I'll keep this ode short because there are more things to say about my mother than I can even think of right now. And self-editing is the worst.
Today is another day that my mother must keep my family together, because if she doesn't, who will?
She moved here before she turned 23 to be with my father in Oklahoma. When I say here, I mean the U.S., sure, but I also mean a geographical location halfway across the planet from the country and culture she grew up in. Leaving her family, she also left a land soon to be torn apart by a revolution, by foreign invasion, missile misfires, cultural suppression and good ol' religious oppression of women.
Growing up, my mom wore mini skirts and knee-high boots. There's a photo I've seen of her standing in water on a shore of some sort. She wears jeans rolled up into clam diggers and a white button-up shirt with the sleeves rolled up. She stands arm in arm with several of her eight siblings.
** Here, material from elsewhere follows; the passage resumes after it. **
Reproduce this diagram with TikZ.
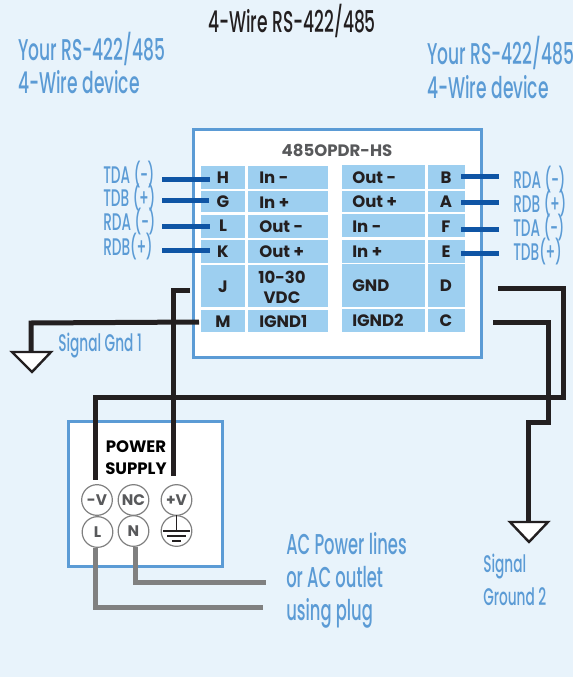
\documentclass[tikz,border=0pt]{standalone}
\usepackage{fontspec}
\setmainfont{Poppins}
\newfontfamily\cond[FakeStretch=0.57]{Poppins Medium}
\newfontfamily\condb{Poppins Bold}
\newcommand{\pn}[1]{(\kern-0.3pt#1\kern-0.3pt)}
\definecolor{bg}{HTML}{E8F3FB}
\definecolor{boxblue}{HTML}{5B9BD5}
\definecolor{cell}{HTML}{9DCFF0}
\definecolor{wireblue}{HTML}{0F55A5}
\definecolor{ink}{HTML}{231F20}
\definecolor{midgray}{HTML}{58595B}
\definecolor{wiregray}{HTML}{808080}
\tikzset{
  x=0.75pt,y=-0.75pt,
  panel/.style={draw=boxblue,line width=2.25pt,fill=white},
  cellbox/.style={fill=cell},
  pin/.style={font=\condb\fontsize{12.4}{15}\selectfont,text=ink,inner sep=0pt,text height=8.5pt,text depth=0pt},
  pinleft/.style={pin,anchor=west},
  bigtext/.style={font=\cond\fontsize{22.5}{24}\selectfont,text=boxblue,anchor=west,inner sep=0pt,text height=15.5pt,text depth=0pt},
  actext/.style={bigtext,font=\cond\fontsize{21.5}{24}\selectfont},
  sigtext/.style={font=\cond\fontsize{18}{20}\selectfont,text=boxblue,anchor=west,inner sep=0pt,text height=12.5pt,text depth=0pt},
  headtext/.style={font=\condb\fontsize{12.4}{15}\selectfont,inner sep=0pt},
  bluewire/.style={draw=wireblue,line width=3.75pt},
  blackwire/.style={draw=ink,line width=3.75pt,miter limit=10},
  graywire/.style={draw=wiregray,line width=3.75pt},
  gndmark/.style={draw=ink,fill=white,line width=1.8pt,line join=miter},
  term/.style={circle,draw=wiregray,line width=0.9pt,fill=white,minimum size=23pt,inner sep=0pt,
    font=\condb\fontsize{11.5}{12}\selectfont,text=midgray},
}
\begin{document}
\begin{tikzpicture}
\useasboundingbox (0,0) rectangle (573,677);
\fill[bg] (0,0) rectangle (573,677);

% titles
\node[font=\cond\fontsize{22.5}{24}\selectfont,text=ink,inner sep=0pt,text height=15.5pt,text depth=0pt] (title) at (292,22) {4-Wire RS-422/485};
\node[bigtext] (devL1) at (18,50) {Your RS-422/485};
\node[bigtext] (devL2) at (18,83) {4-Wire device};
\node[bigtext] (devR1) at (427,54) {Your RS-422/485};
\node[bigtext] (devR2) at (427,88) {4-Wire device};

% main box
\draw[panel] (193,130) rectangle (481,357);
\node[headtext,text=midgray] (model) at (337,150) {485OPDR-HS};

% cells
\foreach \ya/\yb in {166/189,191.5/212,214.5/238,240/263,265/307,310/332}{
  \fill[cellbox] (201,\ya) rectangle (245,\yb);
  \fill[cellbox] (248,\ya) rectangle (328,\yb);
}
\foreach \ya/\yb in {165/189,191/212,214/237,240/263,264/307,309/332}{
  \fill[cellbox] (342,\ya) rectangle (425,\yb);
  \fill[cellbox] (428,\ya) rectangle (465,\yb);
}

% left letters and labels
\node[pin] (H) at (223,178) {H};
\node[pin] (G) at (223,202) {G};
\node[pin] (L) at (223,226) {L};
\node[pin] (K) at (223,252) {K};
\node[pin] (J) at (223,287) {J};
\node[pin] (M) at (223,322) {M};
\node[pinleft] (inm) at (259,178) {In -};
\node[pinleft] (inp) at (259,203) {In +};
\node[pinleft] (outm) at (259,227) {Out -};
\node[pinleft] (outp) at (259,252) {Out +};
\node[headtext,text=ink,align=center] (vdc) at (282,287) {10-30\\VDC};
\node[pinleft] (ig1) at (259,322) {IGND1};

% right letters and labels
\node[pin] (B) at (446,178) {B};
\node[pin] (A) at (446,202) {A};
\node[pin] (F) at (446,227) {F};
\node[pin] (E) at (446,252) {E};
\node[pin] (D) at (446,286) {D};
\node[pin] (C) at (446,321) {C};
\node[pinleft] (routm) at (352,178) {Out -};
\node[pinleft] (routp) at (352,202) {Out +};
\node[pinleft] (rinm) at (352,227) {In -};
\node[pinleft] (rinp) at (352,252) {In +};
\node[pinleft] (gnd) at (352,286) {GND};
\node[pinleft] (ig2) at (352,321) {IGND2};

% signal labels
\node[sigtext] (lH) at (103,175) {TDA \pn{-}};
\node[sigtext] (lG) at (103,198) {TDB \pn{+}};
\node[sigtext] (lL) at (103,222) {RDA \pn{-}};
\node[sigtext] (lK) at (103,247) {RDB\pn{+}};
\node[sigtext] (lB) at (513,180) {RDA \pn{-}};
\node[sigtext] (lA) at (513,204) {RDB \pn{+}};
\node[sigtext] (lF) at (513,228) {TDA \pn{-}};
\node[sigtext] (lE) at (513,252) {TDB\pn{+}};
\node[sigtext] (gnd1) at (58,343) {Signal Gnd 1};
\node[sigtext] (gnd2a) at (483,564) {Signal};
\node[sigtext] (gnd2b) at (483,597) {Ground 2};

% blue wires
\coordinate (wH) at (162,179.5); \coordinate (wG) at (162,200.5);
\coordinate (wL) at (162,226); \coordinate (wK) at (162,250);
\coordinate (wB) at (499,177); \coordinate (wA) at (499,203);
\coordinate (wF) at (499,229); \coordinate (wE) at (499,253);
\draw[bluewire] (wH) -- (210,179.5);
\draw[bluewire] (wG) -- (209,200.5);
\draw[bluewire] (wL) -- (210,226);
\draw[bluewire] (wK) -- (210,250);
\draw[bluewire] (wB) -- (461,177);
\draw[bluewire] (wA) -- (461,203);
\draw[bluewire] (wF) -- (461,229);
\draw[bluewire] (wE) -- (461,253);

% power supply
\draw[panel] (68,421) rectangle (222,566);
\node[headtext,text=black] (pw1) at (136,447) {POWER};
\node[headtext,text=black] (pw2) at (136,469) {SUPPLY};
\node[term] (tmv) at (97,500) {-V};
\node[term] (tnc) at (133.5,500) {NC};
\node[term] (tpv) at (176.5,500) {+V};
\node[term] (tl) at (97.5,532) {L};
\node[term] (tn) at (133.5,531) {N};
\node[term] (te) at (176.5,531) {};
\draw[ink,line width=0.8pt] (te.north) -- (176.5,531)
  (163,531) -- (190,531) (167,536) -- (186,536) (172,541) -- (181,541);

% AC
\node[actext] (ac1) at (286,544) {AC Power lines};
\node[actext] (ac2) at (286,577) {or AC outlet};
\node[actext] (ac3) at (286,610) {using plug};
\coordinate (acN) at (266,582);
\coordinate (acL) at (263,607);
\draw[graywire] (tl.south -| 95.5,0) -- (95.5,607) -- (acL);
\draw[graywire] (tn.south -| 135,0) -- (135,582) -- (acN);

% grounds
\coordinate (g1) at (31,352);
\coordinate (g2) at (528,522);
\draw[gndmark] (12,352) -- (51,352) -- (32,372) -- cycle;
\draw[gndmark] (510,522) -- (548,522) -- (529,542) -- cycle;

% black wires
\coordinate (vp) at (173,476);
\coordinate (vm) at (95,480);
\draw[blackwire] (190,290) -- (173,290) -- (vp);
\draw[blackwire] (199,322) -- (31,323) -- (g1);
\draw[blackwire] (498,288) -- (563,288) -- (563,397) -- (95,397) -- (vm);
\draw[blackwire] (493,322) -- (548,322) -- (548,422) -- (528,422) -- (g2);
\end{tikzpicture}
\end{document}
My mother left a beautiful family (that I miss with every breath although I've only them a handful of times) to start a new family, or rather, a new branch of the Alishiri clan. And she got stuck with us --my nuclear: my dad, my sister and I.
My father's rheumatic fever as a child lead to his rheumatic heart disease now. His two mechanical valves force him to ingest handfuls of medicines every day, three times a day. I love my old man, and I don't want to see him like that. But that's the reality of poor health care and lack of health care altogether. Some people don't get to be healthy again.
Today my mother goes with Ali to Mayo Clinic for more, even more testing. This time it's because his primary doctors don't know how his medications are making his blood pressure drop very suddenly. If it drops too suddenly, his heart will stop.
Zari Alishiri is driving the four-plus hours to be with the man, the person, the human being that has been her family here from the moment she stepped off the plane. She was "fresh off the boat", married at 19 and ready to give her life a go in America. Now she's spent more time living in the U.S. than she in Iran, and you can tell by the way she gets mad when she sees some women in hijab. "We don't have to do that here," she says in some variation. "Some people are very old fashioned."
In high school when my music tastes really started to expand, I received a copy of Bob Dylan's Bootleg Series Volume 1-3 from the first guy I ever kissed. I don't know how many times she borrowed that set. She thought the songs were nice.
They are.
So here's to the woman that gave birth to me, let me eat macaroni and cheese every once in a while and still loves me. After all of it, after seeing the good and the bad, she's still down.
Mom, you're more than a mother to me; you're an amazing woman.